ID theft protection: Chase will probably disown me as a customer. But I had to scoff at an e-mail solicitation the company sent me yesterday. For just $7.99 a month (after a generous free 30-day trial) I can sign up for Chase's Fraud Detector service. No thanks. The company's three-pronged program offers to monitor my transactions and report out-of-the-ordinary ones within 24 hours. (As Fools on the Consumer Credit discussion board have pointed out, most lenders do this anyway so that they're not out the dough.) I can also get a Chase Case Manager to inform the credit bureaus if my identity is compromised. FYI: These days a phone call to one bureau alerts all three majors. (Here's all the contact information you'll need on one page at Fool.com. It's free.) And finally, I can get reimbursed for "qualifying expenses" (up to $5,000) incurred trying to clear my good name. Wonder how many hoops I'll have to jump through to get them to pay for those few hours of work I missed while I was changing all my PINs.

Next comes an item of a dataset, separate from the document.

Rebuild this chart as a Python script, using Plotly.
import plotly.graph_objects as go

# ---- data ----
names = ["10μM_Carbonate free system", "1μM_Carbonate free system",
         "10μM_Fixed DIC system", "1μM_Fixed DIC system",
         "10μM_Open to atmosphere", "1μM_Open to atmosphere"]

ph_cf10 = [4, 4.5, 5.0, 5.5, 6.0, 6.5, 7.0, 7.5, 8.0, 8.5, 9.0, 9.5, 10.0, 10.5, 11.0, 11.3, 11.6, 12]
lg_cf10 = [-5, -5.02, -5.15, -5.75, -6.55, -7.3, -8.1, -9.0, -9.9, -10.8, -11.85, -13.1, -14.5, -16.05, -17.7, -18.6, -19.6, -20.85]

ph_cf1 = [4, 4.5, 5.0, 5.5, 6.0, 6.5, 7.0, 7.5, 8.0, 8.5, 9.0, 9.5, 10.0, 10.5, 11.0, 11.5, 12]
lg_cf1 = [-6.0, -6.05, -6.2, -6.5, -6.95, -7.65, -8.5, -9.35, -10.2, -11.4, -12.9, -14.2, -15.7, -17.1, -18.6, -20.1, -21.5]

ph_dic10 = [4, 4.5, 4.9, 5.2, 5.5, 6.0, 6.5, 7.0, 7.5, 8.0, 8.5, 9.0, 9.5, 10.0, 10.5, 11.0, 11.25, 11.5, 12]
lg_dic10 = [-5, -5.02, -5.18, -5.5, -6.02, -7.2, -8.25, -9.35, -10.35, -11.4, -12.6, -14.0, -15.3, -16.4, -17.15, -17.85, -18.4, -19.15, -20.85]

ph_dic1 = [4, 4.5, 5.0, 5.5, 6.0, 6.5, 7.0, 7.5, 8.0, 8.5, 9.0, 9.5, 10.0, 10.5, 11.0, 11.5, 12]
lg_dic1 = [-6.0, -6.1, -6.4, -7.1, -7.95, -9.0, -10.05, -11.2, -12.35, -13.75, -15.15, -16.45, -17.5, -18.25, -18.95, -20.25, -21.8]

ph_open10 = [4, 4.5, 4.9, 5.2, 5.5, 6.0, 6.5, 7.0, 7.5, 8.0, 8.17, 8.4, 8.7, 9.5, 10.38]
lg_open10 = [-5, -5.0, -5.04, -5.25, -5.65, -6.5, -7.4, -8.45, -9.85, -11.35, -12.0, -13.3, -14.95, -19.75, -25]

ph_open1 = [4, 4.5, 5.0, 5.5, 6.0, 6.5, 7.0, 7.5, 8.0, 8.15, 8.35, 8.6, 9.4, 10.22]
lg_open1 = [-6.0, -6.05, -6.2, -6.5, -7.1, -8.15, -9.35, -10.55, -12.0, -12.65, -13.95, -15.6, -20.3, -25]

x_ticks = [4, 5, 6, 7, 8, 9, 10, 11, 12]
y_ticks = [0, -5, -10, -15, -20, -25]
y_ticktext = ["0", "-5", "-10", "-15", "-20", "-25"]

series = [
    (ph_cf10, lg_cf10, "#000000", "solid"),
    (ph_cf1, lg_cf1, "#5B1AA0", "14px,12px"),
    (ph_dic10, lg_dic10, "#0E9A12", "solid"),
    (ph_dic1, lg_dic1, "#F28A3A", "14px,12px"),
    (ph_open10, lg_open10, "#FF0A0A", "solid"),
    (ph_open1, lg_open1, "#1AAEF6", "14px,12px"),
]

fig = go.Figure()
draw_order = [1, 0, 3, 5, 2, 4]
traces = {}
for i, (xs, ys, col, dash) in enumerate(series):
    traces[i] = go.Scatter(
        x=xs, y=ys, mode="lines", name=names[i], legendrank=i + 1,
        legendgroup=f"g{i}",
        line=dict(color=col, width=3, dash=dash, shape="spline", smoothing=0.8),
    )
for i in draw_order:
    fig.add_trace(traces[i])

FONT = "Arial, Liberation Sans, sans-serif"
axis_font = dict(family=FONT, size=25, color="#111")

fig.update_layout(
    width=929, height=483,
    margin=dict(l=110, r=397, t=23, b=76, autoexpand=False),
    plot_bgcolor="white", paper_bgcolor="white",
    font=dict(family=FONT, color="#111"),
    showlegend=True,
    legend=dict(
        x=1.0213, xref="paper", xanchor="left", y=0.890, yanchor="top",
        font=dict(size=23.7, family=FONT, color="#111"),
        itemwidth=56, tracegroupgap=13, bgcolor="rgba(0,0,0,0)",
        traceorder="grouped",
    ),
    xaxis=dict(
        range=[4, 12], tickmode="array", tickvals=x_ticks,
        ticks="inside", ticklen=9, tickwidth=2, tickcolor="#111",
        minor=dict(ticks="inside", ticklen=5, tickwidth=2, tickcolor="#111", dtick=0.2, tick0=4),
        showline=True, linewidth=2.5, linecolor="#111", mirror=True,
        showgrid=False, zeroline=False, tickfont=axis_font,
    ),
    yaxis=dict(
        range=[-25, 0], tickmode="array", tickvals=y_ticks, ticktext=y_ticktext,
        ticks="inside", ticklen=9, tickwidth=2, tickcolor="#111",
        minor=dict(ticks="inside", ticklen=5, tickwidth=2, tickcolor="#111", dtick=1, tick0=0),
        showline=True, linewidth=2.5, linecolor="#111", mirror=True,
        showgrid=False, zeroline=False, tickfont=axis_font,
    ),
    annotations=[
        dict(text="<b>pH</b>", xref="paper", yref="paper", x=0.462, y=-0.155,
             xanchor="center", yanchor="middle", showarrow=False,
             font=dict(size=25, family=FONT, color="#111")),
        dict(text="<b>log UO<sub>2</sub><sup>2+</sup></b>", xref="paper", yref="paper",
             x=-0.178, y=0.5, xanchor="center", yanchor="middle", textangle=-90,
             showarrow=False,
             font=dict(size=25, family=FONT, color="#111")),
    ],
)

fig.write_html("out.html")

Credit insurance: Similarly, this "perk" preys on fear and is as necessary as a bee suit in Alaska. For an exorbitant premium, the insurer agrees to make minimum payments on your debt should you become unable to. You'll pay $13 a month to get a credit protection plan for a $2,000 balance. The laws of probability -- and the Federal Trade Commission -- are on your side anyway. And they're free.

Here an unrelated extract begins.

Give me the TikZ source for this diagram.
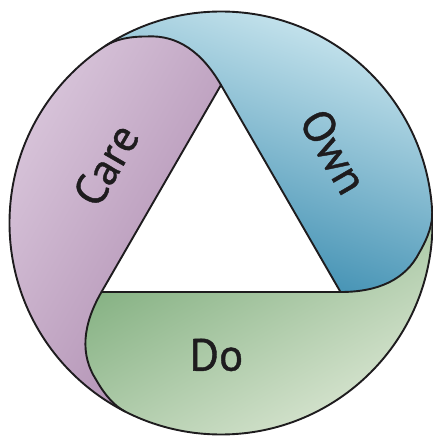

Preferred member status: They send you a sticker to put on your card, and automatically, you're eligible for discounts at dozens of restaurants. Funny how the yearly fee doesn't show up until after you unwittingly use this perk. Before using the sticker -- or agreeing to an upgrade -- ask to see the price tag, and make sure the perks are ones that you'll actually use. "Cash back" sounds like something you could use? Nowadays, you can get this perk without paying an annual fee. (Heck, we offer our own Foolish cash-back card. Compare it to other offers and see whether it passes muster.)
Upgrades to Gold, Silver, Platinum, or Angora status: Though cards with higher precious-metal factors have some advantages, there's probably no reason to pay for an upgrade if you have a decent credit record. In time, if you are a good borrower, you'll qualify for more extended moolah anyway.
Extra "conveniences": "Convenience checks" carry conveniently high fees and interest rates. Plus, most of them do not include a grace period, so you start incurring interest the moment you cash the check. Also, beware of any promotional offer sent to you by your lender. Read the fine print, because in the lending industry, there's rarely a free lunch.